One way to assess the total tax burden is to take the average of state and local taxes and divide that number by per capita income, which is what the Tax Foundation does. By that measure, the average New Yorker pays 15.9% of their income in state and local taxes, long the highest in the nation. (Tax data lags so this number is for 2022, and other numbers in this story are one-to-three years old. )
The key is the state’s income tax, which reaches 10.9% for those making more than $25 million, third highest behind California and Hawaii. But New York City residents making more than $90,000 pay an additional 3.876% on top of the state rate. The combined rate for the highest earners in the city (14.8%) tops the nation, with California second at 13%.
The result is that millionaires paid 41% of all income taxes in New York, according to Tax Facts from the state Department of Finance. The top 200,000 taxpayers paid 50%, and the bottom 50% paid a minuscule 0.2%.
“A lot of the debate focuses on the rate on the wealthy,” said Gusdorf. “The average income tax rate in the state is actually average for the country.”
Because the city’s tax system is less progressive, the top 1% paid about a third of city income tax revenue, according to 2023 data released last week by the Independent Budget Office. The IBO study found that it took an income of $906,677 to be in the top 1% in that year, and the number of millionaires in the city, about 34,000, has remained relatively stable since 2020, despite the high tax rate.
When it comes to fairness, New York State boasts the fourth most progressive tax system in the country, according to the Institute on Taxation and Economic Policy, behind only D.C., Minnesota and Vermont.
The burden imposed on corporations — and the potential flight risk — is more complicated.

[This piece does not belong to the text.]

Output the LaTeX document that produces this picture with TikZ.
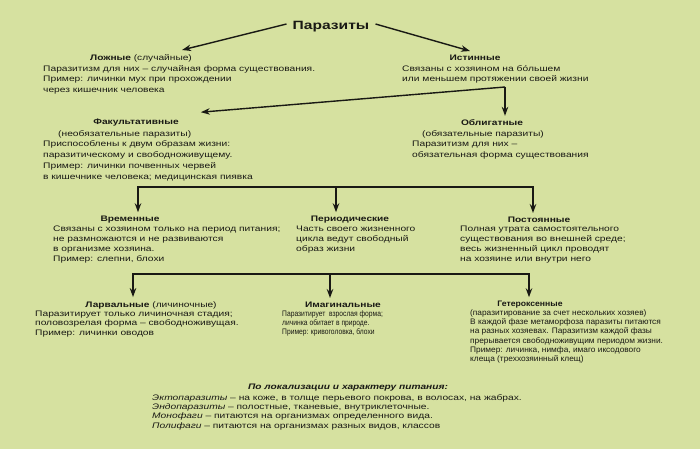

The top corporate tax rate is 7.75%, which Mamdani wants to raise to the New Jersey level of 11.5%.
A recent study by the Citizens Budget Commission showed that the rate for city business is already 17.44% since they pay city and MTA taxes. Raising New York State’s top rate to match New Jersey would increase the combined rate in New York City to 22.48%, nearly double the Garden State.
But under 2015 reforms, businesses pay those taxes on sales within the state, so relocating a headquarters elsewhere does not lower the amount owed New York, which collected about $20 billion in the last fiscal year.
Academic studies don’t provide a definitive answer to the question on how much taxes influence where people live and work.
A 2024 report from the Tax Foundation, which is generally against high taxes, cited three academic studies that showed “the consensus in the academic literature is that high-income individuals are very sensitive totax increases.”
A 2023 report from the liberal Center on Budget and Policy Priorities, based on other research, is headlined “State Taxes Have Minimal Impact on People’s Interstate Moves.”
In making the case that taxes matter, the CBC points to studies of millionaires. The number of millionaires in New York is growing, but less than elsewhere in the country, so New York’s relative share of millionaires is declining. The same is true in the finance sector, where employment is near a record, but the city’s share of that employment is at an all-time low.

When executives decide where to locate their companies, they are thinking of the tax burden on their employees as well as the company itself, argues Ana Champeny, CBC’s research director.
“All of these taxes flow through and result in lower hiring and prices. That’s why I pay less for groceries in the suburbs where I live than I would in the city and why we are seeing a shift out of people.”
The Fiscal Policy Institute says that low tax states also have weak economies.
“If there were a strong correlation between tax rates and business environments, the Dakotas would have strong economies,” Gusdorf said.
However, he admits that doesn’t apply to Texas and Florida, which are both fast-growing economies, especially in financial services. Texas ranks sixth lowest in the Tax Foundation ranking and Florida is eleventh.
Not surprisingly, the mayor thinks higher taxes won’t mean flight from the city, especially corporate relocations.
“I do not believe that there would be an outward migration,” he told legislators on his recent visit to Albany. “And I think that what we are facing right now is an outward migration because of the absence of an affordability agenda.”